[start]
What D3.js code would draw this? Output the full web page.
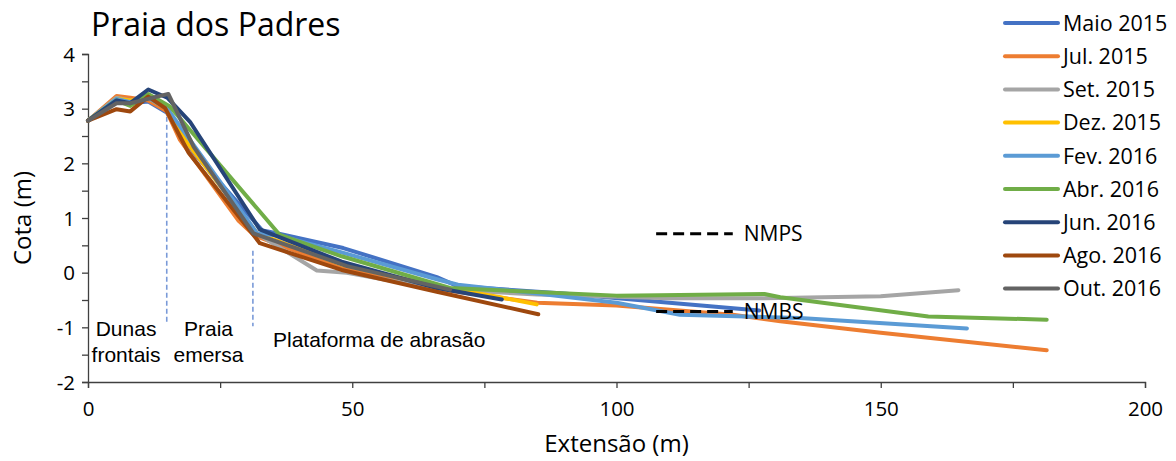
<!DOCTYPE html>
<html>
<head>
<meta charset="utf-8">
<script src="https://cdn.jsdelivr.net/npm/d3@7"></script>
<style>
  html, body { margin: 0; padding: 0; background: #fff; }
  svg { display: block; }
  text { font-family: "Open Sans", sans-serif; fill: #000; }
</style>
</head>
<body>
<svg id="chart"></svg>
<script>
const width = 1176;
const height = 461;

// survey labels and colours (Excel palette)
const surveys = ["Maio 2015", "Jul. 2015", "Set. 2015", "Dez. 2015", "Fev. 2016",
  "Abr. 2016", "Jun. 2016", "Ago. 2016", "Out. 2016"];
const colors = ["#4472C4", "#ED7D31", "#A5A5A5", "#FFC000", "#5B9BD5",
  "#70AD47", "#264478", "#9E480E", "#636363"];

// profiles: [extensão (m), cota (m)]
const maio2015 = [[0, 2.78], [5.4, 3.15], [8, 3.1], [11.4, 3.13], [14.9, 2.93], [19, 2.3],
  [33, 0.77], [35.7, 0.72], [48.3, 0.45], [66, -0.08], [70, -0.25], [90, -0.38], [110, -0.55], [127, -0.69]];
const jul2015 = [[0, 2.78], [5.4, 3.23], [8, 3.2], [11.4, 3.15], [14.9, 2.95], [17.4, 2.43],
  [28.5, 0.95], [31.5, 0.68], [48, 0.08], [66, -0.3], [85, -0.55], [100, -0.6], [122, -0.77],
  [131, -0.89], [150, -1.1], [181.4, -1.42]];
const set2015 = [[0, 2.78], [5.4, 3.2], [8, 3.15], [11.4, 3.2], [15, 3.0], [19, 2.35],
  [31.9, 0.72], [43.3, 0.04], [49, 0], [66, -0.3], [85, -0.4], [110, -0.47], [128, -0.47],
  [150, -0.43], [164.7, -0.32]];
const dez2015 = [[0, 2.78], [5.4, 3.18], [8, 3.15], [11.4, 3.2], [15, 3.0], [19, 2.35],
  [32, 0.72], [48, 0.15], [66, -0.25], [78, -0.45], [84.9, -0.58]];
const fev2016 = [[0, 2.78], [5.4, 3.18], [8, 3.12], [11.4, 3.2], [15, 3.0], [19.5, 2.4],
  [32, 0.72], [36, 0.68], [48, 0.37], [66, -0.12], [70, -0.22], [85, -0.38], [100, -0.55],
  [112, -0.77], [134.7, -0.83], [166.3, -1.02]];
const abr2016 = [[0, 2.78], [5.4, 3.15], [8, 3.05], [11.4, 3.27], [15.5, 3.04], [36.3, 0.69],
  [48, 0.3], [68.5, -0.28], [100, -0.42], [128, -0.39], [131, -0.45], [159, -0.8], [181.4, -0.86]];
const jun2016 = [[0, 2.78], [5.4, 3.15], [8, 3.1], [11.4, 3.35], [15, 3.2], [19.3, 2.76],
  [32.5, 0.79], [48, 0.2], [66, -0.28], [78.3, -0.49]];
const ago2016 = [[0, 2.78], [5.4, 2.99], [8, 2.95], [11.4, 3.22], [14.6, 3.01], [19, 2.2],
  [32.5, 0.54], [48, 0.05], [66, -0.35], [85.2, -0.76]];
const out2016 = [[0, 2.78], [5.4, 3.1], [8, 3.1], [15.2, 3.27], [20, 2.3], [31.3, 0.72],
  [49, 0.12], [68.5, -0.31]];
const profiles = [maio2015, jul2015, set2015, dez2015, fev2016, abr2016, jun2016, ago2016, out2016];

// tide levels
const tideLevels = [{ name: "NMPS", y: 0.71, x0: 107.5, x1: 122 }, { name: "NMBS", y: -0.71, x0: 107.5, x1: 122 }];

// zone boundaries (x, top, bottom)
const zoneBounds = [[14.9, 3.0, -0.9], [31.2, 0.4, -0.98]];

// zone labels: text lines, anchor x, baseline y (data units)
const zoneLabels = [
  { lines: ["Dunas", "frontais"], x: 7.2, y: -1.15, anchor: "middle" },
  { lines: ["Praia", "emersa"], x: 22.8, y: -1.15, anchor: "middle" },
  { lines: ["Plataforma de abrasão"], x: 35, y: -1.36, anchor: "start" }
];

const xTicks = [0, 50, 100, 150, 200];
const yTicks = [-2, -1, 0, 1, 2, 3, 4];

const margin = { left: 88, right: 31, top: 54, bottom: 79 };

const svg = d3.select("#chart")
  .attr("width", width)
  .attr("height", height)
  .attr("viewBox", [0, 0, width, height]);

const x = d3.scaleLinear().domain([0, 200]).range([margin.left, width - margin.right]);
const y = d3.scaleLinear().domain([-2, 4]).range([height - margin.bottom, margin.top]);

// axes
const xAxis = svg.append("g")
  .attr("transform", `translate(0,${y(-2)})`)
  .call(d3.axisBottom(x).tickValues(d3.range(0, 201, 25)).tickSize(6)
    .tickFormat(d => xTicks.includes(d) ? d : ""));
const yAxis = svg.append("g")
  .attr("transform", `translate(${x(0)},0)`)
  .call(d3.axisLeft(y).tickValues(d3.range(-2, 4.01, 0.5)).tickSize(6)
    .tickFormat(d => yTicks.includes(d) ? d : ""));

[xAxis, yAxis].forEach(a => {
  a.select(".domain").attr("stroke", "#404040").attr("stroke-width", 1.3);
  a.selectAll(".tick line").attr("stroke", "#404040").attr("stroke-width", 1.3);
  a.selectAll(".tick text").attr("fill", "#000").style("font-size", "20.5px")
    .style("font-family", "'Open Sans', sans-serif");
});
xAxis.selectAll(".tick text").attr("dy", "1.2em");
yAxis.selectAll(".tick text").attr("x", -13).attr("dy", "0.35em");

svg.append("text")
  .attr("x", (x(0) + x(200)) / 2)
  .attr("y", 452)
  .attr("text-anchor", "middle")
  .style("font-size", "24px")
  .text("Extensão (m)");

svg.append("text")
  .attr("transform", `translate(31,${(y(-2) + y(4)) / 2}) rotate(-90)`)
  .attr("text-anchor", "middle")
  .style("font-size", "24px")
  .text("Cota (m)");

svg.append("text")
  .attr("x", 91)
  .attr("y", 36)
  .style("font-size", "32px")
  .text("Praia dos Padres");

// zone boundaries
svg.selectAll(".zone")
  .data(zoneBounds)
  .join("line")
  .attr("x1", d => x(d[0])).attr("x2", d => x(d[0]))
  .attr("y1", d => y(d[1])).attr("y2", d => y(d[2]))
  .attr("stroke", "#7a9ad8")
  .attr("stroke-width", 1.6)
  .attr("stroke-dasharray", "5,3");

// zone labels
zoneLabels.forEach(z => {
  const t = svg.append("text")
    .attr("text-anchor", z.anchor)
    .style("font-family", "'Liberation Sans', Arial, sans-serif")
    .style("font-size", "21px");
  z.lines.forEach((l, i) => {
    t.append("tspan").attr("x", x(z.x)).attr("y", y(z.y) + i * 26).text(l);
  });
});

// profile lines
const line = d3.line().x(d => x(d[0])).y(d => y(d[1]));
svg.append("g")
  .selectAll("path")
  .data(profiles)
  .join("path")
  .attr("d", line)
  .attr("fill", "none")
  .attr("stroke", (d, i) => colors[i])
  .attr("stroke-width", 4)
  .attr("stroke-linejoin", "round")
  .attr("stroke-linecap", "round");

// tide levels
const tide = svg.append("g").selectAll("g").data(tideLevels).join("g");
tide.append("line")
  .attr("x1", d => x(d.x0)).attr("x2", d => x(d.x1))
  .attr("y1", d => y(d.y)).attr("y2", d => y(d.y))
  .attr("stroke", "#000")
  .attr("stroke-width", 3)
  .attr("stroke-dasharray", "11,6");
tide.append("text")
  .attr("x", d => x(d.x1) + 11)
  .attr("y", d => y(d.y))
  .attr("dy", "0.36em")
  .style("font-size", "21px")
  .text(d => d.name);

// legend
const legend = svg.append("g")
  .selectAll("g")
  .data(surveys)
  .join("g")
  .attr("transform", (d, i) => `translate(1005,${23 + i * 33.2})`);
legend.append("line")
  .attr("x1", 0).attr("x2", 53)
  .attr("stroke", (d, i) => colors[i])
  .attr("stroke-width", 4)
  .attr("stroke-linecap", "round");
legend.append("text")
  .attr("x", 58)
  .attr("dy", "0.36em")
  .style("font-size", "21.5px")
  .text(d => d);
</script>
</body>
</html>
[end]
• **TASK**:
Would you reproduce the lines above, from the very first through the line containing "const height = 461;", exactly and without the pictures?

• **WRITTEN RESPONSE**:
What D3.js code would draw this? Output the full web page.
<!DOCTYPE html>
<html>
<head>
<meta charset="utf-8">
<script src="https://cdn.jsdelivr.net/npm/d3@7"></script>
<style>
  html, body { margin: 0; padding: 0; background: #fff; }
  svg { display: block; }
  text { font-family: "Open Sans", sans-serif; fill: #000; }
</style>
</head>
<body>
<svg id="chart"></svg>
<script>
const width = 1176;
const height = 461;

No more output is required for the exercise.